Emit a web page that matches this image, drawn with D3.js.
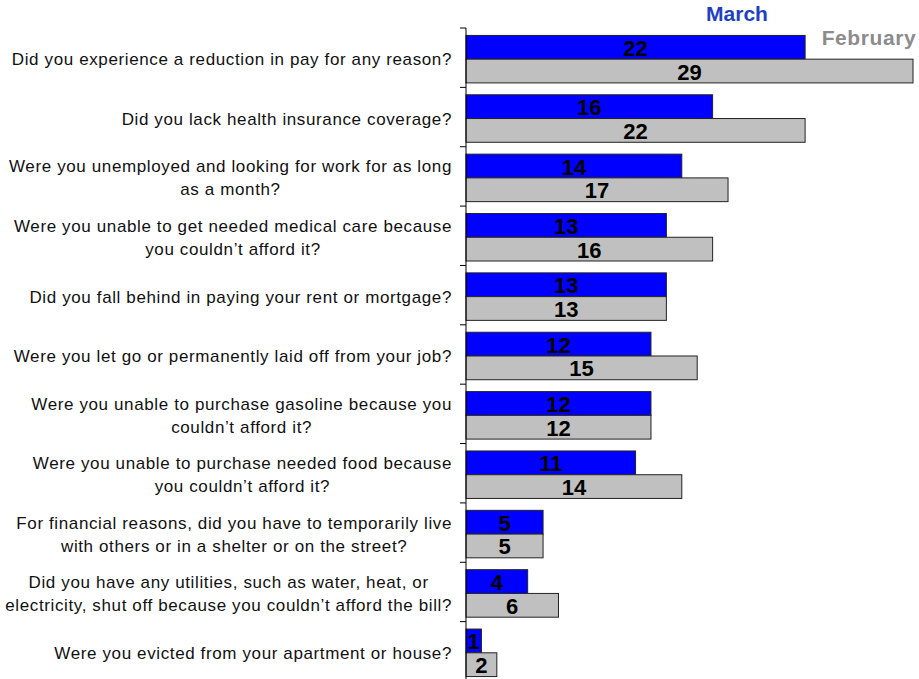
<!DOCTYPE html>
<html lang="en">
<head>
    <meta charset="UTF-8">
    <title>Economic hardship: March vs February</title>
    <script src="https://d3js.org/d3.v7.min.js"></script>
    <style>
        body {
            margin: 0;
            background: #fff;
            font-family: Arial, "Liberation Sans", sans-serif;
        }
        .cat { font-size: 17px; fill: #111; letter-spacing: 0.62px; }
        .val { font-size: 22px; font-weight: bold; fill: #000; }
    </style>
</head>
<body>
<div id="chart"></div>
<script>
    // question text, one entry per line
    const questions = [
        ["Did you experience a reduction in pay for any reason?"],
        ["Did you lack health insurance coverage?"],
        ["Were you unemployed and looking for work for as long", "as a month?"],
        ["Were you unable to get needed medical care because", "you couldn\u2019t afford it?"],
        ["Did you fall behind in paying your rent or mortgage?"],
        ["Were you let go or permanently laid off from your job?"],
        ["Were you unable to purchase gasoline because you", "couldn\u2019t afford it?"],
        ["Were you unable to purchase needed food because", "you couldn\u2019t afford it?"],
        ["For financial reasons, did you have to temporarily live", "with others or in a shelter or on the street?"],
        ["Did you have any utilities, such as water, heat, or", "electricity, shut off because you couldn\u2019t afford the bill?"],
        ["Were you evicted from your apartment or house?"]
    ];
    const march = [22, 16, 14, 13, 13, 12, 12, 11, 5, 4, 1];
    const february = [29, 22, 17, 16, 13, 15, 12, 14, 5, 6, 2];
    const seriesNames = ["March", "February"];

    const width = 919, height = 679;
    const svg = d3.select("#chart").append("svg")
        .attr("width", width)
        .attr("height", height);

    const x = d3.scaleLinear().domain([0, 29]).range([466, 913]);
    const y = d3.scaleBand().domain(d3.range(questions.length)).range([28, 681]);
    const inner = d3.scaleBand().domain(seriesNames)
        .range([y.bandwidth() * 0.125, y.bandwidth() * 0.925]);

    const colors = {March: "#0000ff", February: "#c0c0c0"};

    const rows = questions.map((q, i) => ({i, q, March: march[i], February: february[i]}));

    const g = svg.selectAll("g.row").data(rows).join("g")
        .attr("class", "row")
        .attr("transform", d => `translate(0,${y(d.i)})`);

    seriesNames.forEach(s => {
        g.append("rect")
            .attr("x", x(0))
            .attr("y", inner(s))
            .attr("width", d => x(d[s]) - x(0))
            .attr("height", inner.bandwidth())
            .attr("fill", colors[s])
            .attr("stroke", "#222")
            .attr("stroke-width", 1);
        g.append("text")
            .attr("class", "val")
            .attr("x", d => (x(0) + x(d[s])) / 2)
            .attr("y", inner(s) + inner.bandwidth() / 2 + 8.5)
            .attr("text-anchor", "middle")
            .text(d => d[s]);
    });

    // question labels: lines centred on each other, block right-aligned to the axis
    const mid = y.bandwidth() * 0.525;
    g.each(function(d) {
        const t = d3.select(this).append("text")
            .attr("class", "cat")
            .attr("text-anchor", "middle");
        const n = d.q.length;
        d.q.forEach((line, k) => {
            t.append("tspan")
                .attr("x", 0)
                .attr("y", mid + (k - (n - 1) / 2) * 23 + 6)
                .text(line);
        });
        const w = d3.max(t.selectAll("tspan").nodes(), n => n.getComputedTextLength());
        t.selectAll("tspan").attr("x", 452 - w / 2);
    });

    // axis line with tick marks at category boundaries
    const axis = svg.append("g").attr("stroke", "#000").attr("stroke-width", 1);
    axis.append("line")
        .attr("x1", x(0)).attr("x2", x(0))
        .attr("y1", y.range()[0]).attr("y2", y.range()[1]);
    axis.selectAll("line.tick").data(d3.range(questions.length)).join("line")
        .attr("class", "tick")
        .attr("x1", x(0) - 6).attr("x2", x(0))
        .attr("y1", d => y(d)).attr("y2", d => y(d));

    // series titles
    svg.append("text")
        .attr("x", 737).attr("y", 21)
        .attr("text-anchor", "middle")
        .attr("font-size", 21).attr("font-weight", "bold")
        .attr("fill", "#1f3fc4")
        .text(seriesNames[0]);
    svg.append("text")
        .attr("x", 869).attr("y", 45)
        .attr("text-anchor", "middle")
        .attr("font-size", 21).attr("font-weight", "bold")
        .attr("fill", "#8c8c8c")
        .attr("letter-spacing", 0.6)
        .text(seriesNames[1]);
</script>
</body>
</html>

- TASK -
The listing above needs to be output again exactly. Don't include the pictures.

- WRITTEN SOLUTION -
Emit a web page that matches this image, drawn with D3.js.
<!DOCTYPE html>
<html lang="en">
<head>
    <meta charset="UTF-8">
    <title>Economic hardship: March vs February</title>
    <script src="https://d3js.org/d3.v7.min.js"></script>
    <style>
        body {
            margin: 0;
            background: #fff;
            font-family: Arial, "Liberation Sans", sans-serif;
        }
        .cat { font-size: 17px; fill: #111; letter-spacing: 0.62px; }
        .val { font-size: 22px; font-weight: bold; fill: #000; }
    </style>
</head>
<body>
<div id="chart"></div>
<script>
    // question text, one entry per line
    const questions = [
        ["Did you experience a reduction in pay for any reason?"],
        ["Did you lack health insurance coverage?"],
        ["Were you unemployed and looking for work for as long", "as a month?"],
        ["Were you unable to get needed medical care because", "you couldn\u2019t afford it?"],
        ["Did you fall behind in paying your rent or mortgage?"],
        ["Were you let go or permanently laid off from your job?"],
        ["Were you unable to purchase gasoline because you", "couldn\u2019t afford it?"],
        ["Were you unable to purchase needed food because", "you couldn\u2019t afford it?"],
        ["For financial reasons, did you have to temporarily live", "with others or in a shelter or on the street?"],
        ["Did you have any utilities, such as water, heat, or", "electricity, shut off because you couldn\u2019t afford the bill?"],
        ["Were you evicted from your apartment or house?"]
    ];
    const march = [22, 16, 14, 13, 13, 12, 12, 11, 5, 4, 1];
    const february = [29, 22, 17, 16, 13, 15, 12, 14, 5, 6, 2];
    const seriesNames = ["March", "February"];

    const width = 919, height = 679;
    const svg = d3.select("#chart").append("svg")
        .attr("width", width)
        .attr("height", height);

    const x = d3.scaleLinear().domain([0, 29]).range([466, 913]);
    const y = d3.scaleBand().domain(d3.range(questions.length)).range([28, 681]);
    const inner = d3.scaleBand().domain(seriesNames)
        .range([y.bandwidth() * 0.125, y.bandwidth() * 0.925]);

    const colors = {March: "#0000ff", February: "#c0c0c0"};

    const rows = questions.map((q, i) => ({i, q, March: march[i], February: february[i]}));

    const g = svg.selectAll("g.row").data(rows).join("g")
        .attr("class", "row")
        .attr("transform", d => `translate(0,${y(d.i)})`);

    seriesNames.forEach(s => {
        g.append("rect")
            .attr("x", x(0))
            .attr("y", inner(s))
            .attr("width", d => x(d[s]) - x(0))
            .attr("height", inner.bandwidth())
            .attr("fill", colors[s])
            .attr("stroke", "#222")
            .attr("stroke-width", 1);
        g.append("text")
            .attr("class", "val")
            .attr("x", d => (x(0) + x(d[s])) / 2)
            .attr("y", inner(s) + inner.bandwidth() / 2 + 8.5)
            .attr("text-anchor", "middle")
            .text(d => d[s]);
    });

    // question labels: lines centred on each other, block right-aligned to the axis
    const mid = y.bandwidth() * 0.525;
    g.each(function(d) {
        const t = d3.select(this).append("text")
            .attr("class", "cat")
            .attr("text-anchor", "middle");
        const n = d.q.length;
        d.q.forEach((line, k) => {
            t.append("tspan")
                .attr("x", 0)
                .attr("y", mid + (k - (n - 1) / 2) * 23 + 6)
                .text(line);
        });
        const w = d3.max(t.selectAll("tspan").nodes(), n => n.getComputedTextLength());
        t.selectAll("tspan").attr("x", 452 - w / 2);
    });

    // axis line with tick marks at category boundaries
    const axis = svg.append("g").attr("stroke", "#000").attr("stroke-width", 1);
    axis.append("line")
        .attr("x1", x(0)).attr("x2", x(0))
        .attr("y1", y.range()[0]).attr("y2", y.range()[1]);
    axis.selectAll("line.tick").data(d3.range(questions.length)).join("line")
        .attr("class", "tick")
        .attr("x1", x(0) - 6).attr("x2", x(0))
        .attr("y1", d => y(d)).attr("y2", d => y(d));

    // series titles
    svg.append("text")
        .attr("x", 737).attr("y", 21)
        .attr("text-anchor", "middle")
        .attr("font-size", 21).attr("font-weight", "bold")
        .attr("fill", "#1f3fc4")
        .text(seriesNames[0]);
    svg.append("text")
        .attr("x", 869).attr("y", 45)
        .attr("text-anchor", "middle")
        .attr("font-size", 21).attr("font-weight", "bold")
        .attr("fill", "#8c8c8c")
        .attr("letter-spacing", 0.6)
        .text(seriesNames[1]);
</script>
</body>
</html>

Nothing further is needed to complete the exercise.